Schlussfolgerung: Der große Erfolg und die hohe Akzeptanz dieses stationären Schulungsprogramms für geriatrische Rheumapatienten ermutigen die Deutsche Rheuma Liga LV Brandenburg, sich bei den Kostenträgern und der Politik für eine Übernahme von Rheuma aktiv 66+ in die Regelversorgung einzusetzen, zumal dieses altersgerechte Schulungsprogramm für neu erkrankte Rheumatiker sich als effizient erwiesen hat und mit ca. 100 €/Tag deutlich preisgünstiger ist als eine stationäre rheumatologischen Komplexbehandlung oder Rehabilitation.
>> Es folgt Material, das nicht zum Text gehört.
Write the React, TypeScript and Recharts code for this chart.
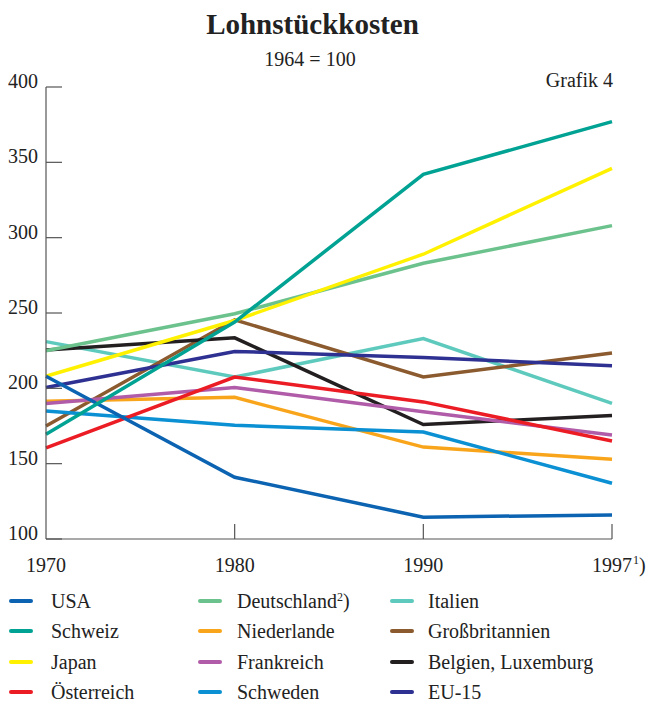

Da ein edukatives und kein primär therapeutisches Ziel verfolgt wird, hielten alle Teilnehmer den Zeitrahmen von 14 Tagen für angemessen, um soviel Kenntnisse, Fähigkeiten und Erfahrungen zu sammeln, daß sie bestätigen, künftig mit ihrer rheumatischen Krankheit in ambulanter Behandlung ausreichend versorgt zu sein.

Nicht eingeschätzt werden können nach diesem Modellprojekt der langfristige Nutzen für den weiteren Krankheitsverlauf der Teilnehmer und die Verhinderung von Pflegebedürftigkeit. Jedoch beurteilten die Teilnehmer den persönlichen Informationsgewinn in Schulnoten (1-6) mit 1,4 sehr hoch.

Bei nachfolgenden rheumatologischen Konsultationen zeigten sich die Teilnehmer nicht nur begeistert von diesem edukativen Programm sondern waren auch deutlich besser informierte Gesprächspartner der Rheumatologen. Das verringerte nachweislich den Zeitbedarf in der rheumatologischen Sprechstunde.